Border traffic issue looms as San Ysidro Port of Entry project continues

SAN YSIDRO, Calif. (KGTV) - The next phase of a planned expansion of the San Ysidro Port of Entry begins Thursday, and officials are already warning the public about a potential "carmaggedon" issue that will occur in the area later this month.

The first phase of the $741 million project began in July, and it included the reconstruction of the northbound lanes heading into the U.S. and expanded the ped-west access bridge.

For the project's second phase, a northbound pedestrian bridge is being built.

On Sept. 23, starting at 3 a.m., the third phase of the project will begin and include a 57-hour closure of southbound Interstate 5 and 805 lanes, at state Route 905, to the border crossing. A new transit center is also being built, and officials say northbound lanes for pedestrians will increase from 14 to 23.

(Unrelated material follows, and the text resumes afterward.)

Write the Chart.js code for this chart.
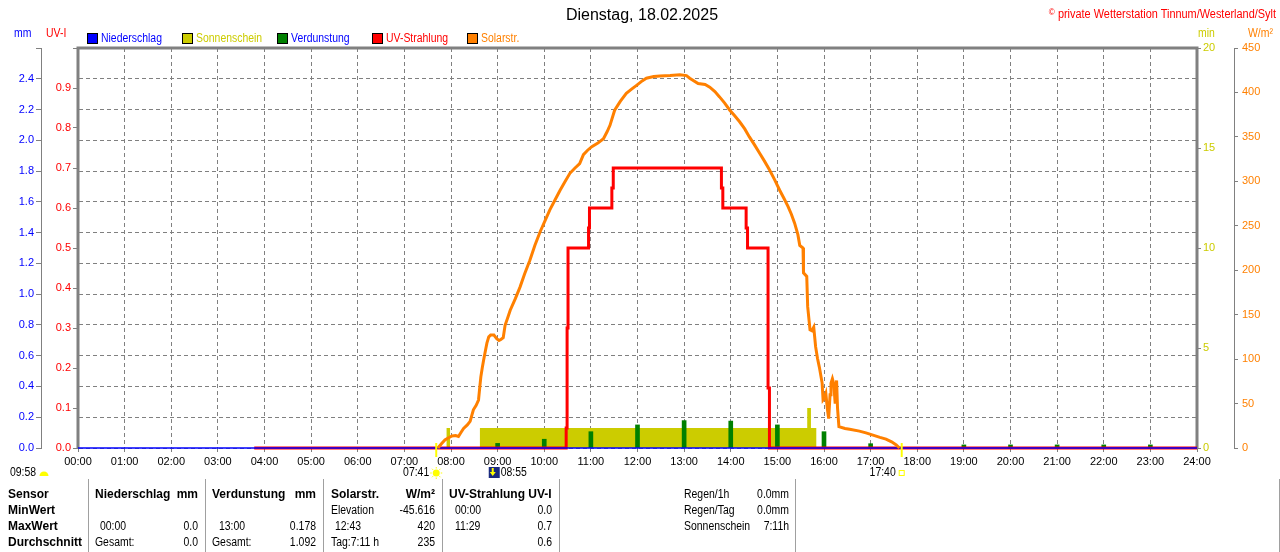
<!DOCTYPE html>
<html>
<head>
<meta charset="utf-8">
<script src="https://cdn.jsdelivr.net/npm/chart.js@4.4.1/dist/chart.umd.min.js"></script>
<style>
body{margin:0;background:#fff;width:1280px;height:552px;overflow:hidden;position:relative;font-family:'Liberation Sans',Arial,sans-serif;font-size:12px;}
#wrap{position:absolute;left:0;top:0;width:1280px;height:480px;}
.t{position:absolute;white-space:nowrap;line-height:14px;}
.n{transform:scaleX(0.87);transform-origin:left center;}
.n.r{transform-origin:right center;}
.b{font-weight:bold;}
.sep{position:absolute;top:479px;width:1px;height:73px;background:#a0a0a0;}
.lb{position:absolute;width:9px;height:9px;border:1px solid #000;}
</style>
</head>
<body>
<div id="wrap"><canvas id="chart" width="1280" height="480"></canvas></div>
<script>
// Solarstrahlung (W/m²), time in hours
const solarTime = [7.72, 7.80, 7.87, 7.93, 8.02, 8.10, 8.16, 8.22, 8.27, 8.35, 8.41, 8.48, 8.54, 8.59, 8.62, 8.64, 8.67, 8.70, 8.74, 8.77,
  8.81, 8.85, 8.92, 8.98, 9.03, 9.07, 9.12, 9.16, 9.22, 9.27, 9.38, 9.48, 9.58, 9.69, 9.80, 9.91, 10.02, 10.12, 10.23, 10.34,
  10.45, 10.55, 10.66, 10.76, 10.84, 10.93, 11.02, 11.15, 11.27, 11.35, 11.41, 11.51, 11.63, 11.76, 11.88, 11.98, 12.10, 12.19, 12.35, 12.48,
  12.70, 12.91, 13.05, 13.12, 13.30, 13.45, 13.55, 13.66, 13.76, 13.87, 13.98, 14.08, 14.19, 14.30, 14.40, 14.51, 14.62, 14.72, 14.83, 14.94,
  15.05, 15.14, 15.23, 15.30, 15.37, 15.44, 15.48, 15.55, 15.56, 15.63, 15.65, 15.70, 15.74, 15.78, 15.82, 15.86, 15.90, 15.96, 15.98, 16.01,
  16.04, 16.07, 16.10, 16.13, 16.15, 16.18, 16.21, 16.24, 16.27, 16.29, 16.32, 16.45, 16.55, 16.76, 16.90, 17.05, 17.20, 17.33, 17.45, 17.55, 17.62];
const solarWm2 = [0, 5, 9, 11, 13.5, 14, 13, 18, 22, 26, 30, 43, 48, 54, 70, 80, 90, 99, 110, 118,
  125, 127, 127, 123, 121, 122, 124, 138, 147, 155, 168, 181, 196, 211, 228, 243, 256, 268, 279, 290,
  300, 309, 315, 320, 330, 335, 339, 343, 348, 356, 363, 380, 390, 399, 404, 408, 413, 416, 418, 418.5,
  419, 420, 419, 416, 410, 409, 406, 401, 395, 388, 380, 374, 367, 359, 350, 341, 331.5, 323, 313, 302,
  290, 281, 271.5, 263, 253, 240, 228, 225, 197, 193, 159, 133, 132, 136, 114, 101, 91, 73, 54, 56,
  61, 45, 33, 60, 73, 78, 72, 50, 76, 45, 24, 22, 21, 19, 17, 14.5, 12, 10, 7, 3.4, 0];

// UV-Strahlung (UV-I), each value holds until the next time
const uvTime = [3.78, 10.47, 10.49, 10.51, 10.95, 10.97, 11.45, 11.48, 13.80, 13.83, 14.33, 14.36, 14.80, 14.83, 24];
const uvIndex = [0, 0.05, 0.3, 0.5, 0.55, 0.6, 0.65, 0.7, 0.65, 0.6, 0.55, 0.5, 0.15, 0, 0];

// Sonnenschein (min), each value holds until the next time
const sunTime = [7.90, 7.98, 8.62, 15.64, 15.72, 15.84];
const sunMinutes = [1, 0, 1, 2, 1, 0];

// Verdunstung (mm) per hour
const verdHour = [9, 10, 11, 12, 13, 14, 15, 16, 17, 19, 20, 21, 22, 23];
const verdMm = [0.03, 0.057, 0.106, 0.15, 0.178, 0.175, 0.15, 0.106, 0.028, 0.02, 0.02, 0.02, 0.02, 0.02];

// Niederschlag (mm)
const rainTime = [0, 24];
const rainMm = [0, 0];

const sunrise = 7 + 41 / 60, sunset = 17 + 40 / 60, iconTime = 8 + 55 / 60;

const FONT = "'Liberation Sans', Arial, sans-serif";
const pts = (xs, ys) => xs.map((x, i) => ({x: x, y: ys[i]}));

Chart.defaults.font.family = FONT;
Chart.defaults.font.size = 11;

const framePlugin = {
  id: 'frame',
  beforeDatasetsDraw(chart) {
    const {ctx, chartArea: a} = chart;
    ctx.save();
    ctx.strokeStyle = '#808080';
    ctx.lineWidth = 3;
    ctx.beginPath();
    ctx.moveTo(a.left, a.bottom);
    ctx.lineTo(a.left, a.top);
    ctx.lineTo(a.right, a.top);
    ctx.lineTo(a.right, a.bottom);
    ctx.stroke();
    ctx.restore();
  }
};

// narrow text on canvas
function narrowText(ctx, text, x, y, align) {
  ctx.save();
  ctx.translate(x, y);
  ctx.scale(0.87, 1);
  ctx.textAlign = align;
  ctx.fillText(text, 0, 0);
  ctx.restore();
}

const sunPlugin = {
  id: 'sunmarks',
  afterDraw(chart) {
    const {ctx, chartArea: a} = chart;
    const x = chart.scales.x;
    const ty = 473;
    ctx.save();
    ctx.font = '12px ' + FONT;
    ctx.textBaseline = 'middle';
    [sunrise, sunset].forEach(t => {
      const px = x.getPixelForValue(t);
      ctx.strokeStyle = '#FFFF00';
      ctx.lineWidth = 2;
      ctx.beginPath();
      ctx.moveTo(px, a.bottom - 5);
      ctx.lineTo(px, a.bottom + 9);
      ctx.stroke();
    });
    // day length
    ctx.fillStyle = '#000';
    narrowText(ctx, '09:58', 10, ty, 'left');
    ctx.fillStyle = '#FFFF00';
    ctx.beginPath();
    ctx.arc(44, ty + 3, 4.5, Math.PI, 2 * Math.PI);
    ctx.fill();
    // sunrise
    let px = x.getPixelForValue(sunrise);
    ctx.fillStyle = '#000';
    narrowText(ctx, '07:41', px - 7, ty, 'right');
    ctx.fillStyle = '#FFFF00';
    ctx.beginPath();
    ctx.arc(px, ty, 3.5, 0, 2 * Math.PI);
    ctx.fill();
    ctx.strokeStyle = '#FFFF00';
    ctx.lineWidth = 1;
    for (let k = 0; k < 8; k++) {
      const ang = k * Math.PI / 4;
      ctx.beginPath();
      ctx.moveTo(px + Math.cos(ang) * 4.5, ty + Math.sin(ang) * 4.5);
      ctx.lineTo(px + Math.cos(ang) * 6, ty + Math.sin(ang) * 6);
      ctx.stroke();
    }
    // 08:55 icon
    px = x.getPixelForValue(iconTime);
    ctx.fillStyle = '#1a2a80';
    ctx.fillRect(px - 5, ty - 6, 11, 11);
    ctx.fillStyle = '#FFFF00';
    ctx.fillRect(px - 2, ty - 5, 2, 6);
    ctx.beginPath();
    ctx.moveTo(px - 4, ty - 1);
    ctx.lineTo(px + 2, ty - 1);
    ctx.lineTo(px - 1, ty + 3);
    ctx.fill();
    ctx.fillStyle = '#000';
    narrowText(ctx, '08:55', px + 7, ty, 'left');
    // sunset
    px = x.getPixelForValue(sunset);
    narrowText(ctx, '17:40', px - 6, ty, 'right');
    ctx.strokeStyle = '#FFFF00';
    ctx.lineWidth = 1;
    ctx.strokeRect(px - 2.5, ty - 2.5, 5, 5);
    ctx.restore();
  }
};

const dashGrid = {color: '#808080', lineWidth: 1, tickColor: '#808080'};

const chart = new Chart(document.getElementById('chart'), {
  type: 'line',
  data: {
    datasets: [
      {
        label: 'Solarstr.', data: pts(solarTime, solarWm2), yAxisID: 'wm',
        borderColor: '#FF8000', borderWidth: 3, pointRadius: 0, tension: 0, order: 0, clip: 6
      },
      {
        label: 'Niederschlag', data: pts(rainTime, rainMm), yAxisID: 'mm',
        borderColor: '#0000FF', borderWidth: 1.5, pointRadius: 0, order: 1, clip: 6
      },
      {
        label: 'UV-Strahlung', data: pts(uvTime, uvIndex), yAxisID: 'uv', stepped: 'before',
        borderColor: '#FF0000', borderWidth: 3, pointRadius: 0, order: 2, clip: 6
      },
      {
        type: 'bar', label: 'Verdunstung', data: pts(verdHour, verdMm), yAxisID: 'mm',
        backgroundColor: '#008000', barThickness: 4, order: 3
      },
      {
        label: 'Sonnenschein', data: pts(sunTime, sunMinutes), yAxisID: 'min', stepped: 'before',
        borderWidth: 0, borderColor: 'rgba(0,0,0,0)', backgroundColor: '#CCCC00', fill: 'origin',
        pointRadius: 0, order: 4
      }
    ]
  },
  options: {
    responsive: false,
    animation: false,
    layout: {padding: {top: 48, left: 0, right: 0, bottom: 0}},
    plugins: {legend: {display: false}, title: {display: false}, tooltip: {enabled: false}},
    scales: {
      x: {
        type: 'linear', min: 0, max: 24, position: 'bottom', offset: false,
        ticks: {stepSize: 1, autoSkip: false, maxRotation: 0, color: '#000', padding: 3,
          callback: v => String(v).padStart(2, '0') + ':00'},
        grid: Object.assign({tickLength: 4, offset: false}, dashGrid),
        border: {display: false, dash: [4, 3]},
        afterFit: s => { s.height = 32; }
      },
      mm: {
        position: 'left', weight: 1, min: 0, max: 2.6,
        ticks: {stepSize: 0.2, color: '#0000FF', padding: 2,
          callback: v => v > 2.5 ? '' : v.toFixed(1)},
        grid: Object.assign({tickLength: 5}, dashGrid),
        border: {display: true, color: '#808080', width: 1, dash: [4, 3]},
        afterFit: s => { s.width = 41; }
      },
      uv: {
        position: 'left', weight: 0, min: 0, max: 1,
        ticks: {stepSize: 0.1, color: '#FF0000', padding: 2,
          callback: v => v > 0.95 ? '' : v.toFixed(1)},
        grid: Object.assign({tickLength: 5, drawOnChartArea: false}, dashGrid),
        border: {display: false},
        afterFit: s => { s.width = 37; }
      },
      min: {
        position: 'right', weight: 0, min: 0, max: 20,
        ticks: {stepSize: 5, color: '#CCCC00', padding: 2},
        grid: Object.assign({tickLength: 4, drawOnChartArea: false}, dashGrid),
        border: {display: false},
        afterFit: s => { s.width = 37; }
      },
      wm: {
        position: 'right', weight: 1, min: 0, max: 450,
        ticks: {stepSize: 50, color: '#FF8000', padding: 4},
        grid: Object.assign({tickLength: 4, drawOnChartArea: false}, dashGrid),
        border: {display: true, color: '#808080', width: 1},
        afterFit: s => { s.width = 46; }
      }
    }
  },
  plugins: [framePlugin, sunPlugin]
});

function put(text, x, cy, o) {
  o = o || {};
  const d = document.createElement('div');
  let cls = 't';
  if (o.bold) cls += ' b';
  else if (!o.wide) cls += ' n';
  if (o.right) cls += ' r';
  d.className = cls;
  d.innerHTML = text;
  d.style.top = (cy - 7) + 'px';
  if (o.right) {
    d.style.left = (x - 300) + 'px';
    d.style.width = '300px';
    d.style.textAlign = 'right';
  } else if (o.center) {
    d.style.left = (x - 300) + 'px';
    d.style.width = '600px';
    d.style.textAlign = 'center';
  } else {
    d.style.left = x + 'px';
  }
  if (o.color) d.style.color = o.color;
  if (o.size) d.style.fontSize = o.size + 'px';
  if (o.scale) d.style.transform = 'scaleX(' + o.scale + ')';
  document.body.appendChild(d);
}

// header texts
put('Dienstag, 18.02.2025', 642, 15, {center: true, wide: true, size: 16});
put('<span style="font-size:9px;vertical-align:3px">©</span> private Wetterstation Tinnum/Westerland/Sylt', 1276, 12, {right: true, color: '#FF0000', scale: 0.91});
put('mm', 14, 33, {color: '#0000FF'});
put('UV-I', 46, 33, {color: '#FF0000'});
put('min', 1198, 33, {color: '#CCCC00'});
put('W/m²', 1248, 33, {color: '#FF8000'});

// legend
const legendItems = [
  ['Niederschlag', '#0000FF', '#0000FF'],
  ['Sonnenschein', '#CCCC00', '#CCCC00'],
  ['Verdunstung', '#008000', '#0000FF'],
  ['UV-Strahlung', '#FF0000', '#FF0000'],
  ['Solarstr.', '#FF8000', '#FF8000']
];
legendItems.forEach((it, i) => {
  const bx = 87 + i * 95;
  const box = document.createElement('div');
  box.className = 'lb';
  box.style.left = bx + 'px';
  box.style.top = '33px';
  box.style.background = it[1];
  document.body.appendChild(box);
  put(it[0], bx + 14, 38, {color: it[2]});
});

// table below chart
[88, 205, 323, 442, 559, 795, 1279].forEach(x => {
  const s = document.createElement('div');
  s.className = 'sep';
  s.style.left = x + 'px';
  document.body.appendChild(s);
});
const r1 = 494, r2 = 509.5, r3 = 525.5, r4 = 542;
put('Sensor', 8, r1, {bold: true});
put('MinWert', 8, r2, {bold: true});
put('MaxWert', 8, r3, {bold: true});
put('Durchschnitt', 8, r4, {bold: true});

put('Niederschlag', 95, r1, {bold: true});
put('mm', 198, r1, {bold: true, right: true});
put('00:00', 100, r3);
put('0.0', 198, r3, {right: true});
put('Gesamt:', 95, r4);
put('0.0', 198, r4, {right: true});

put('Verdunstung', 212, r1, {bold: true});
put('mm', 316, r1, {bold: true, right: true});
put('13:00', 219, r3);
put('0.178', 316, r3, {right: true});
put('Gesamt:', 212, r4);
put('1.092', 316, r4, {right: true});

put('Solarstr.', 331, r1, {bold: true});
put('W/m²', 435, r1, {bold: true, right: true});
put('Elevation', 331, r2);
put('-45.616', 435, r2, {right: true});
put('12:43', 335, r3);
put('420', 435, r3, {right: true});
put('Tag:7:11 h', 331, r4);
put('235', 435, r4, {right: true});

put('UV-Strahlung UV-I', 449, r1, {bold: true});
put('00:00', 455, r2);
put('0.0', 552, r2, {right: true});
put('11:29', 455, r3);
put('0.7', 552, r3, {right: true});
put('0.6', 552, r4, {right: true});

put('Regen/1h', 684, r1);
put('0.0mm', 789, r1, {right: true});
put('Regen/Tag', 684, r2);
put('0.0mm', 789, r2, {right: true});
put('Sonnenschein', 684, r3);
put('7:11h', 789, r3, {right: true});
</script>
</body>
</html>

General Services Administration official Anthony Kleppe said, "People will have more than just a trolley to go down to the border. There's also buses that come over to the Virginia Avenue transit system, so really we're making the transit option a potential for people who want to cross the border as pedestrians."

Kleppe said the 57-hour closure would allow workers to remove a 6,000-square-foot canopy that hovers over all five lanes of the freeway. The closure would also give workers an opportunity to remove all crash barriers along I-5.

Anyone who needs to travel into Mexico during the closure will be redirected to the Otay Mesa Port of Entry, but officials are warning the public to expect significant delays.

After the closure, there will only be three southbound lanes heading into Mexico for about eight weeks due to additional construction to connect the east and west sides of the San Ysidro Port of Entry.

Following the eight weeks, crews will work on the remaining lanes to create a curve in the road that will allow for safer driving into Mexico.

During the closure and subsequent projects, officials advise travelers to consider taking a bus or using pedestrian walkways to get to the border crossing.